Tuesday, March 18, 2008

Poor Oprah

Critics have taken aim at her new reality show The Big Give as crass and exploitive, however well-intentioned. She’s under attack from a vocal wing of Christian conservatives, armed with computers and emails, who say that her newest book pick, A New Earth, is blasphemous and spiritually dangerous. And A Course in Miracles, being taught by Marianne Williamson on the XM Radio show Oprah and Friends, is even more spiritually pernicious.

On the other hand … Oprah has made a career and fortune out of making tasty lemonade out of unlikely lemons. So let’s look at it from another angle.

Oprah is everywhere. You can’t escape her: reality show on ABC-TV Sunday, The Oprah Winfrey Show same network everyday, web cast that reached 139 countries as half a million people log on Monday nights to listen to Oprah and a soft-spoken, non-mediagenic German guy who looks and sounds like a college professor talking about consciousness. Then there’s Oprah and Friends on the radio. O smiling at you from the green March cover of O the Oprah Magazine as you stand in the checkout line at the grocery store. O’s reading club badge on 3.5 million paperback copies of Tolle’s book.

We could also go not much farther back and talk about Oprah on the campaign trail in December, the January announcement of OWN: The Oprah Winfrey Network. The Oprah Store, a retail outlet in Chicago, opened in early February near Oprah’s Harpo Studios.

There are at least two ways to look at this: Oprah is successful way beyond her dreams, as she might put it, or there’s no escape from her if you don’t want to buy her message. Some people seem to love to hate her, since Americans love it when idols fall even as we wait for the next one to survive the cut and make it to the top. Maybe at least some of us feel as strongly or ambivalently about Oprah as we might about America: big, well-intentioned, sometimes mistaken. Some have compared her stature to God, but the more apt comparison may be America, the land of big hearts and big bottoms, hard work and strong opinions, optimism and shrewdness, curiosity and consumerism, and stuff to eat, drink, read and think about.

Oprah is America, and she’s a black woman who doesn’t much resemble Uncle Sam. She’s certainly a face of America in the 136 countries around the world where her TV show is broadcast. Those who criticize her language about God and spirituality invariably forget that her worldwide viewing audience uses different names for God. Just as one size doesn’t fit all, one word doesn’t fit all. Tailoring for a worldwide mass audience is tough.

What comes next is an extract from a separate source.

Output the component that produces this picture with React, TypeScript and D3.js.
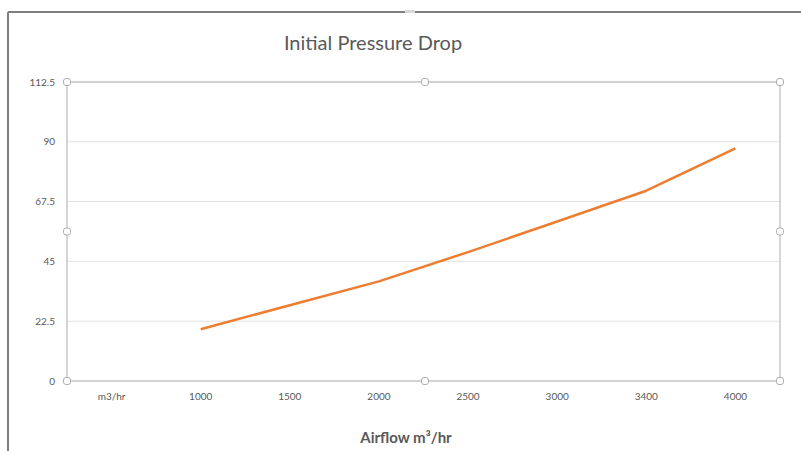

So is teaching. Oprah is often a didactic entertainer, giving us lessons she really wants us to get. So in an online classroom she can dispense with some of the conventions of entertainment, get away with looking at the camera and talking at an audience, and go ahead and ask really intelligent questions. Unlike many, Oprah has a lot of faith in people’s basic intelligence. She’s picked challenging books and authors like Tolstoy, Faulkner and now Tolle. You can’t say she’s not ambitious.

You also can’t say she does not learn from mistakes. She abandoned the Jerry Springer style, trash-TV talk show format in the middle 1990s and chose a more edifying, and profitable, path. She made author James Frey sit under her wrath on network TV and apologized for her earlier defense of the A Million Little Pieces author accused of fabrication. She has even made fun of some of her own mistakes. After all, recanting makes for more shows.

So, Oprah may stumble here and there. But a woman who believes in The Power of Now, author Tolle’s earlier book, knows that “now” constantly changes. A lot of us are staying tuned, though not necessarily to reality TV or esoteric spirituality books. In the meantime, pass the lemonade.